*RECORDED DATA*.

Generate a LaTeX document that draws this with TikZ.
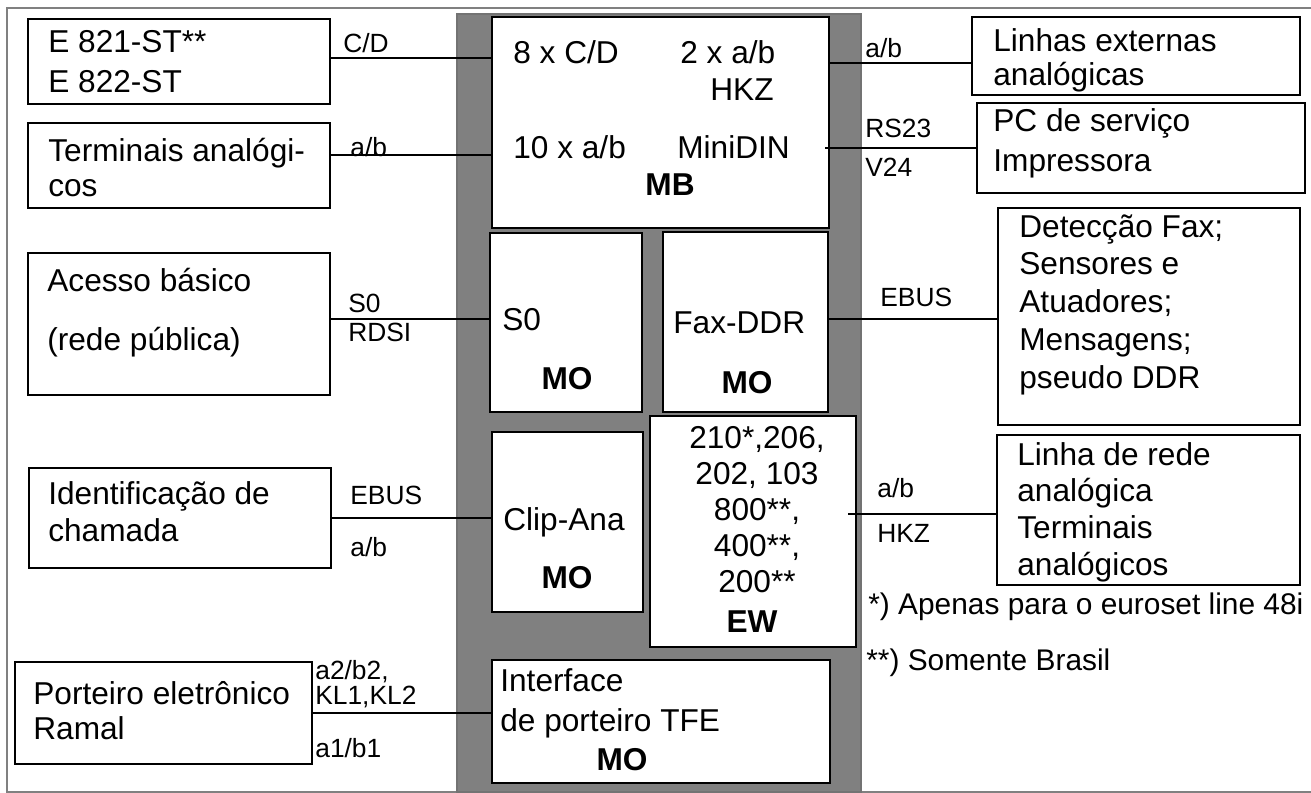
\documentclass[tikz,border=0pt]{standalone}
\usepackage{fontspec}
\setmainfont{Liberation Sans}
\usetikzlibrary{positioning,fit}
\definecolor{framegray}{HTML}{808080}
\definecolor{basegray}{HTML}{808080}

\begin{document}
\begin{tikzpicture}[
  x=0.02cm, y=-0.02cm,
  box/.style={draw, line width=1.1pt, fill=white, inner sep=0pt},
  wire/.style={line width=1.1pt},
  txt/.style={anchor=west, align=left, inner sep=0pt, font=\fontsize{18}{#1}\selectfont},
  txt/.default=22,
  tag/.style={inner sep=0pt, font=\fontsize{18}{22}\selectfont\bfseries},
  lbl/.style={anchor=west, inner sep=0pt, font=\fontsize{15}{17}\selectfont},
  note/.style={anchor=west, inner sep=0pt, font=\fontsize{17}{20}\selectfont},
]
\useasboundingbox (0,0) rectangle (1311,793);

% frame and base board
\draw[framegray, line width=0.6pt] (1320,8) -- (7,8) -- (7,792) -- (1320,792);
\node[fill=basegray, draw=black!55, line width=0.6pt, inner sep=0pt, fit={(457,14) (861,792)}] (base) {};

% modules
\node[box, fit={(492,17) (829,228)}] (mb) {};
\node[box, fit={(490,233) (642,412)}] (mo1) {};
\node[box, fit={(663,232) (828,412)}] (mo2) {};
\node[box, fit={(492,432) (643,612)}] (mo3) {};
\node[box, fit={(650,416) (856,647)}] (ew) {};
\node[box, fit={(492,660) (830,783)}] (mo4) {};

% external units
\node[box, fit={(28,19) (330,104)}] (ext1) {};
\node[box, fit={(28,123) (330,208)}] (ext2) {};
\node[box, fit={(28,253) (330,395)}] (ext3) {};
\node[box, fit={(29,468) (331,568)}] (ext4) {};
\node[box, fit={(15,662) (312,764)}] (ext5) {};
\node[box, fit={(972,17) (1300,95)}] (ext6) {};
\node[box, fit={(977,103) (1305,193)}] (ext7) {};
\node[box, fit={(998,208) (1300,425)}] (ext8) {};
\node[box, fit={(997,435) (1300,585)}] (ext9) {};

% ports
\coordinate (pCD) at (492,58);
\coordinate (pAB) at (492,155);
\coordinate (pHKZ) at (829,63);
\coordinate (pDIN) at (825,148);
\coordinate (pS0) at (490,319);
\coordinate (pFax) at (828,319);
\coordinate (pEW) at (848,514);

% connections
\draw[wire] (ext1.east |- pCD) -- (pCD);
\draw[wire] (ext2.east |- pAB) -- (pAB);
\draw[wire] (pHKZ) -- (pHKZ -| ext6.west);
\draw[wire] (pDIN) -- (pDIN -| ext7.west);
\draw[wire] (ext3.east |- pS0) -- (pS0);
\draw[wire] (pFax) -- (pFax -| ext8.west);
\draw[wire] (ext4.east) -- (ext4.east -| mo3.west);
\draw[wire] (pEW) -- (pEW -| ext9.west);
\draw[wire] (ext5.east) -- (ext5.east -| mo4.west);

% texts of the external units
\node[txt=22.8] (t1) at (48,62) {E 821-ST**\\E 822-ST};
\node[txt=20] (t2) at (48,167.5) {Terminais analógi-\\cos};
\node[txt=33.6] (t3) at (47,312.5) {Acesso básico\\(rede pública)};
\node[txt=21] (t4) at (48,511.5) {Identificação de\\chamada};
\node[txt=20] (t5) at (33,710.5) {Porteiro eletrônico\\Ramal};
\node[txt=19.4] (t6) at (993,60) {Linhas externas\\analógicas};
\node[txt=22.8] (t7) at (993,143) {PC de serviço\\Impressora};
\node[txt=21.5] (t8) at (1019,304.5) {Detecção Fax;\\Sensores e\\Atuadores;\\Mensagens;\\pseudo DDR};
\node[txt=20.9] (t9) at (1017,512) {Linha de rede\\analógica\\Terminais\\analógicos};

% texts of the modules
\node[txt] (m1) at (513,52) {8 x C/D};
\node[txt] (m2) at (680,52) {2 x a/b};
\node[txt] (m3) at (710,90) {HKZ};
\node[txt] (m4) at (513,147) {10 x a/b};
\node[txt] (m5) at (677,147) {MiniDIN};
\node[tag] (mbt) at (670,185) {MB};
\node[txt] (s0t) at (502,320) {S0};
\node[tag] (mo1t) at (567,379) {MO};
\node[txt] (faxt) at (673,323) {Fax-DDR};
\node[tag] (mo2t) at (747,383) {MO};
\node[txt] (clipt) at (503,522) {Clip-Ana};
\node[tag] (mo3t) at (567,578) {MO};
\node[txt=20.6, anchor=center, align=center] (ewl) at (757,509.5) {210*,206,\\202, 103\\800**,\\400**,\\200**};
\node[tag] (ewt) at (752,622) {EW};
\node[txt=22.8] (tfet) at (500,703) {Interface\\de porteiro TFE};
\node[tag] (mo4t) at (622,760) {MO};

% line labels
\node[lbl] (lCD) at (343,43) {C/D};
\node[lbl] (lAB) at (350,147) {a/b};
\node[lbl] (lAB2) at (865,48) {a/b};
\node[lbl] (lRS) at (865,128) {RS23};
\node[lbl] (lV24) at (865,167) {V24};
\node[lbl] (lS0) at (348,303) {S0};
\node[lbl] (lRDSI) at (348,332) {RDSI};
\node[lbl] (lEBUS) at (880,297) {EBUS};
\node[lbl] (lEBUS2) at (350,495) {EBUS};
\node[lbl] (lAB3) at (350,547) {a/b};
\node[lbl] (lAB4) at (877,488) {a/b};
\node[lbl] (lHKZ) at (877,533) {HKZ};
\node[lbl, align=left, font=\fontsize{15}{14.2}\selectfont] (lKL) at (315,684.5) {a2/b2,\\KL1,KL2};
\node[lbl] (lAB5) at (315,748) {a1/b1};

% footnotes
\node[note] (n1) at (868,607) {*) Apenas para o euroset line 48i};
\node[note] (n2) at (866,663) {**) Somente Brasil};

\end{tikzpicture}
\end{document}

*WORK TO BE COMPLETED*.
Give the material again exactly as it is, but keep the pictures out.

*RESULT OF THE TASK*.
Generate a LaTeX document that draws this with TikZ.
\documentclass[tikz,border=0pt]{standalone}
\usepackage{fontspec}
\setmainfont{Liberation Sans}
\usetikzlibrary{positioning,fit}
\definecolor{framegray}{HTML}{808080}
\definecolor{basegray}{HTML}{808080}

\begin{document}
\begin{tikzpicture}[
  x=0.02cm, y=-0.02cm,
  box/.style={draw, line width=1.1pt, fill=white, inner sep=0pt},
  wire/.style={line width=1.1pt},
  txt/.style={anchor=west, align=left, inner sep=0pt, font=\fontsize{18}{#1}\selectfont},
  txt/.default=22,
  tag/.style={inner sep=0pt, font=\fontsize{18}{22}\selectfont\bfseries},
  lbl/.style={anchor=west, inner sep=0pt, font=\fontsize{15}{17}\selectfont},
  note/.style={anchor=west, inner sep=0pt, font=\fontsize{17}{20}\selectfont},
]
\useasboundingbox (0,0) rectangle (1311,793);

% frame and base board
\draw[framegray, line width=0.6pt] (1320,8) -- (7,8) -- (7,792) -- (1320,792);
\node[fill=basegray, draw=black!55, line width=0.6pt, inner sep=0pt, fit={(457,14) (861,792)}] (base) {};

% modules
\node[box, fit={(492,17) (829,228)}] (mb) {};
\node[box, fit={(490,233) (642,412)}] (mo1) {};
\node[box, fit={(663,232) (828,412)}] (mo2) {};
\node[box, fit={(492,432) (643,612)}] (mo3) {};
\node[box, fit={(650,416) (856,647)}] (ew) {};
\node[box, fit={(492,660) (830,783)}] (mo4) {};

% external units
\node[box, fit={(28,19) (330,104)}] (ext1) {};
\node[box, fit={(28,123) (330,208)}] (ext2) {};
\node[box, fit={(28,253) (330,395)}] (ext3) {};
\node[box, fit={(29,468) (331,568)}] (ext4) {};
\node[box, fit={(15,662) (312,764)}] (ext5) {};
\node[box, fit={(972,17) (1300,95)}] (ext6) {};
\node[box, fit={(977,103) (1305,193)}] (ext7) {};
\node[box, fit={(998,208) (1300,425)}] (ext8) {};
\node[box, fit={(997,435) (1300,585)}] (ext9) {};

% ports
\coordinate (pCD) at (492,58);
\coordinate (pAB) at (492,155);
\coordinate (pHKZ) at (829,63);
\coordinate (pDIN) at (825,148);
\coordinate (pS0) at (490,319);
\coordinate (pFax) at (828,319);
\coordinate (pEW) at (848,514);

% connections
\draw[wire] (ext1.east |- pCD) -- (pCD);
\draw[wire] (ext2.east |- pAB) -- (pAB);
\draw[wire] (pHKZ) -- (pHKZ -| ext6.west);
\draw[wire] (pDIN) -- (pDIN -| ext7.west);
\draw[wire] (ext3.east |- pS0) -- (pS0);
\draw[wire] (pFax) -- (pFax -| ext8.west);
\draw[wire] (ext4.east) -- (ext4.east -| mo3.west);
\draw[wire] (pEW) -- (pEW -| ext9.west);
\draw[wire] (ext5.east) -- (ext5.east -| mo4.west);

% texts of the external units
\node[txt=22.8] (t1) at (48,62) {E 821-ST**\\E 822-ST};
\node[txt=20] (t2) at (48,167.5) {Terminais analógi-\\cos};
\node[txt=33.6] (t3) at (47,312.5) {Acesso básico\\(rede pública)};
\node[txt=21] (t4) at (48,511.5) {Identificação de\\chamada};
\node[txt=20] (t5) at (33,710.5) {Porteiro eletrônico\\Ramal};
\node[txt=19.4] (t6) at (993,60) {Linhas externas\\analógicas};
\node[txt=22.8] (t7) at (993,143) {PC de serviço\\Impressora};
\node[txt=21.5] (t8) at (1019,304.5) {Detecção Fax;\\Sensores e\\Atuadores;\\Mensagens;\\pseudo DDR};
\node[txt=20.9] (t9) at (1017,512) {Linha de rede\\analógica\\Terminais\\analógicos};

% texts of the modules
\node[txt] (m1) at (513,52) {8 x C/D};
\node[txt] (m2) at (680,52) {2 x a/b};
\node[txt] (m3) at (710,90) {HKZ};
\node[txt] (m4) at (513,147) {10 x a/b};
\node[txt] (m5) at (677,147) {MiniDIN};
\node[tag] (mbt) at (670,185) {MB};
\node[txt] (s0t) at (502,320) {S0};
\node[tag] (mo1t) at (567,379) {MO};
\node[txt] (faxt) at (673,323) {Fax-DDR};
\node[tag] (mo2t) at (747,383) {MO};
\node[txt] (clipt) at (503,522) {Clip-Ana};
\node[tag] (mo3t) at (567,578) {MO};
\node[txt=20.6, anchor=center, align=center] (ewl) at (757,509.5) {210*,206,\\202, 103\\800**,\\400**,\\200**};
\node[tag] (ewt) at (752,622) {EW};
\node[txt=22.8] (tfet) at (500,703) {Interface\\de porteiro TFE};
\node[tag] (mo4t) at (622,760) {MO};

% line labels
\node[lbl] (lCD) at (343,43) {C/D};
\node[lbl] (lAB) at (350,147) {a/b};
\node[lbl] (lAB2) at (865,48) {a/b};
\node[lbl] (lRS) at (865,128) {RS23};
\node[lbl] (lV24) at (865,167) {V24};
\node[lbl] (lS0) at (348,303) {S0};
\node[lbl] (lRDSI) at (348,332) {RDSI};
\node[lbl] (lEBUS) at (880,297) {EBUS};
\node[lbl] (lEBUS2) at (350,495) {EBUS};
\node[lbl] (lAB3) at (350,547) {a/b};
\node[lbl] (lAB4) at (877,488) {a/b};
\node[lbl] (lHKZ) at (877,533) {HKZ};
\node[lbl, align=left, font=\fontsize{15}{14.2}\selectfont] (lKL) at (315,684.5) {a2/b2,\\KL1,KL2};
\node[lbl] (lAB5) at (315,748) {a1/b1};

% footnotes
\node[note] (n1) at (868,607) {*) Apenas para o euroset line 48i};
\node[note] (n2) at (866,663) {**) Somente Brasil};

\end{tikzpicture}
\end{document}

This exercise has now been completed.